Texto de Luis Sousa Ferreira, o nosso conhecido conterrâneo "pai" do Festival Bons Sons.
Dizer mais do que ele escreveu é adulterar a verbe perene de saber e razão. Leiamos e choremos...
"Prémios SPA e o reflexo de um país de um pé descalço que não procura o seu par.
Os meus parabéns a todos os nomeados SPA. Fiquei honestamente muito feliz por algumas nomeações. Contudo, existem alguns pontos que gostaria de partilhar convosco, uma vez que faltaram ouvir-se vozes nesta gala que, certamente, estariam representadas caso houvesse tais categorias.
Ainda neste fim-de-semana, num encontro centrado no universo da dança “Encontros para o futuro - O Ensino da Dança: Desafios e Perspectivas”, disse que o problema da cultura e das artes não é a falta de dinheiro.

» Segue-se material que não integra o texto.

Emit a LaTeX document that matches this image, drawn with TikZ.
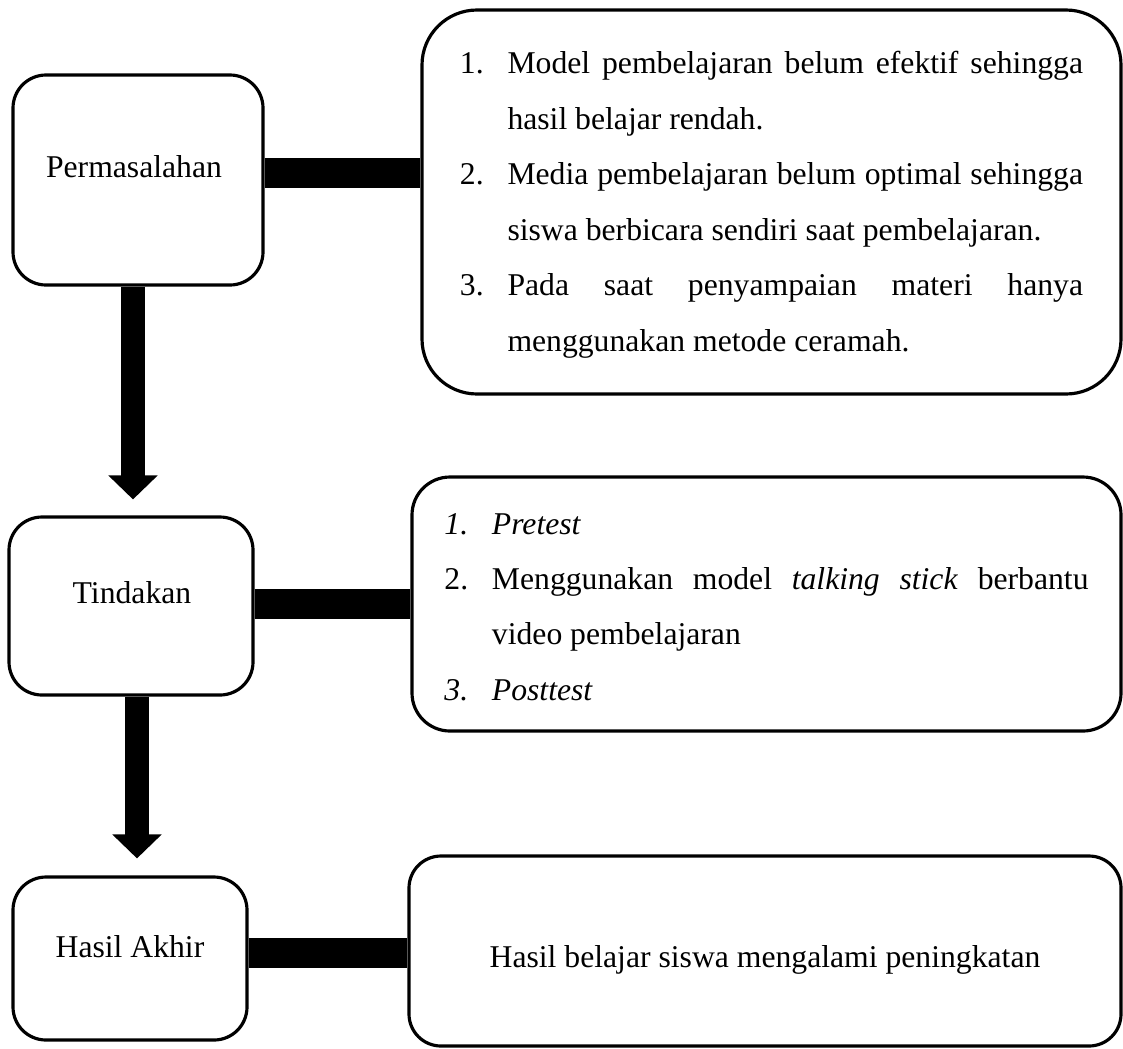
\documentclass[tikz,border=0pt]{standalone}
\usepackage{fontspec}
\setmainfont{Liberation Serif}
\usetikzlibrary{calc,arrows.meta}
\newdimen\pxu \pxu=0.3788pt
\tikzset{
	tahap/.style={draw, line width=1.2pt, rounded corners=33\pxu, inner sep=0pt},
	ket/.style={draw, line width=1.2pt, inner sep=0pt},
	batang/.style={line width=30\pxu},
	panah/.style={line width=24\pxu, -{Triangle[width=18.2pt,length=9.1pt]}}
}
\newcommand\butir[2]{\par\hangindent=18pt\hangafter=1\noindent\makebox[18pt][l]{#1}#2\par}

\begin{document}
\begin{tikzpicture}[x=0.3788pt, y=-0.3788pt, font=\fontsize{12}{21}\selectfont]
		%%%%% START %%%%%
		\useasboundingbox (0,0) rectangle (1123,1048);
		
		\node[tahap, minimum width=250\pxu, minimum height=210\pxu, label={[xshift=-4\pxu, yshift=13\pxu]center:Permasalahan}] (masalah) at (138,180) {};
		\node[tahap, minimum width=244\pxu, minimum height=178\pxu, label={[xshift=1\pxu, yshift=13\pxu]center:Tindakan}] (tindakan) at (131,606) {};
		\node[tahap, minimum width=234\pxu, minimum height=163\pxu, label={[yshift=12\pxu]center:Hasil Akhir}] (hasil) at (130,958.5) {};
		
		\node[ket, rounded corners=55\pxu, minimum width=699\pxu, minimum height=384\pxu, text width=236pt, text depth=139pt, align=justify] (masalahket) at (771.5,202) {%
			\butir{1.}{Model pembelajaran belum efektif sehingga\linebreak hasil belajar rendah.}
			\butir{2.}{Media pembelajaran belum optimal sehingga\linebreak siswa berbicara sendiri saat pembelajaran.}
			\butir{3.}{Pada saat penyampaian materi hanya\linebreak menggunakan metode ceramah.}};
		\node[ket, rounded corners=38\pxu, minimum width=709\pxu, minimum height=254\pxu, text width=244pt, text depth=95pt, align=justify] (tindakanket) at (766.5,604) {%
			\butir{\textit{1.}}{\textit{Pretest}}
			\butir{2.}{Menggunakan model \textit{talking stick} berbantu\linebreak video pembelajaran}
			\butir{\textit{3.}}{\textit{Posttest}}};
		\node[ket, rounded corners=32\pxu, minimum width=712\pxu, minimum height=190\pxu, text height=15pt, text depth=2.6pt] (hasilket) at (765,951) {Hasil belajar siswa mengalami peningkatan};
		
		\draw[batang] ($(masalah.east)+(0,-7)$) -- ($(masalahket.west |- masalah.east)+(0,-7)$);
		\draw[batang] ($(tindakan.east)+(0,-2.5)$) -- ($(tindakanket.west |- tindakan.east)+(0,-2.5)$);
		\draw[batang] ($(hasil.east)+(0,-6)$) -- ($(hasilket.west |- hasil.east)+(0,-6)$);
		
		\draw[panah] ($(masalah.south)+(-5,0)$) -- ($(masalah.south |- tindakan.north)+(-5,-16)$);
		\draw[panah] ($(tindakan.south)+(6,0)$) -- ($(tindakan.south |- hasil.north)+(6,-17)$);
		%%%%% END %%%%%
	\end{tikzpicture}
\end{document}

O problema é muito maior e profundo. O problema da cultura em Portugal é a falta de valor que se lhe atribui. Não é apenas um problema de ministérios e orçamentos, que não são a causa mas "apenas" mais um sintoma do afastamento da nossa sociedade da "sua" cultura. Não esqueçamos que as instituições são, muitas vezes, o reflexo disso e a condição disso mesmo.
Não houve um nomeado que pudesse sequer defender e evidenciar que o grande problema de Portugal - que desertifica, queima e anula 80% do seu território - é a falta de um planeamento, que promova a sua equidade. Não o disseram porque não o vivem. Por mais empatia que possa surgir, a dinâmica cultural de Lisboa não percebe o impacto que isto também tem nas curtas carreiras dos seus projectos. Ou seja, todos os nomeados, apesar de fazerem parte de vários circuitos e disciplinas diferentes, eram todos da grande Lisboa. Não porque não haja mais nada fora da capital mas porque o capital é reconhecidamente preguiçoso. Mas como é que os autores da cultura "nacional", que não vivem o país real e que por ele não batalham, podem pedir a esse mesmo país que perceba a iminência das suas causas. O país responde-lhes também com essa falta de empatia. Então urge mediar, não um conflito, mas a falta de interesse que cada parte nutre pela outra. Um país de um pé descalço que não procura o seu par.
O poeta Antonin Artaud defendia que aquilo que é importante não é tanto a defesa da cultura, cuja existência nunca impediu um homem de passar fome; o importante é antes a extracção, daquilo a que se chama cultura, ideias cuja força motivadora seja idêntica à da fome.
Sou um opositor acérrimo dos centros e defensor das periferias, ou já ficaria feliz com um equilíbrio entre elas. Não concebo uma cultura que se vê de um ponto fixo e que a sua dinâmica apenas atinja o alcance dos seus braços. Não concebo uma cultura institucionalizada com uma visão paternalista e com uma acção moralista perante as suas gentes. Podemos falar do ensino, podemos falar dos financiamentos, podemos falar da televisão e do processo expositivo que, no lugar da cultura, implantou um bem mais apático: o gosto pelo entretenimento, onde somos espectadores de nós próprios, até na morte.
Zeca Afonso defendia que uma revolução cultural não era ele poder ir tocar a mais sítios; revolução cultural seria chegar a esses sítios e encontrar música de lá.
Agora como um agente de programação também gostava que um dia alguém subisse àquele palco e dissesse que o modelo de financiamento da SPA é também a razão do asfixiamento da programação nacional. Reduz os projectos de risco, a diversidade e apenas fomenta as "programações de estado" e dos artistas de sempre. "Simpaticamente" sempre chamei de porca gorda à SPA. Agora consigo perceber que o peso dessa gordura não lhe permite circular e perceber que há mais projectos artísticos fora de Lisboa. Sabendo que é uma entidade privada mas à qual o estado lhe atribui grandes poderes gostaria muito que esta não visse os poucos espaços e projectos de programação como os seus infractores mas como os poucos (para não dizer os únicos) parceiros que lutam pela equidade do território, pela criação e difusão da cultura contemporânea. Mais do que distribuir pelos seus associados o dinheiro que ficou sem cabimento, a SPA deveria criar linhas de apoio e projectos que apoiassem o Novo. Numa lógica de apoio intergeracional mas, neste caso, invertido. Os grandes associados deveriam prescindir do dinheiro que na prática não é seu, em nome do fomento da cultura nacional apoiando novos artistas, novos projectos de programação e novos territórios para a cultura.
Já Agostinho da Silva dizia que o grande defeito dos intelectuais portugueses era só lidarem com intelectuais. Que fossem para o povo. Que vissem o povo. Que reparassem como ele reflecte, como ele entende a vida e como ele gostaria que a vida fosse.
O inferno seremos sempre nós enquanto apenas virmos a responsabilidade dos outros."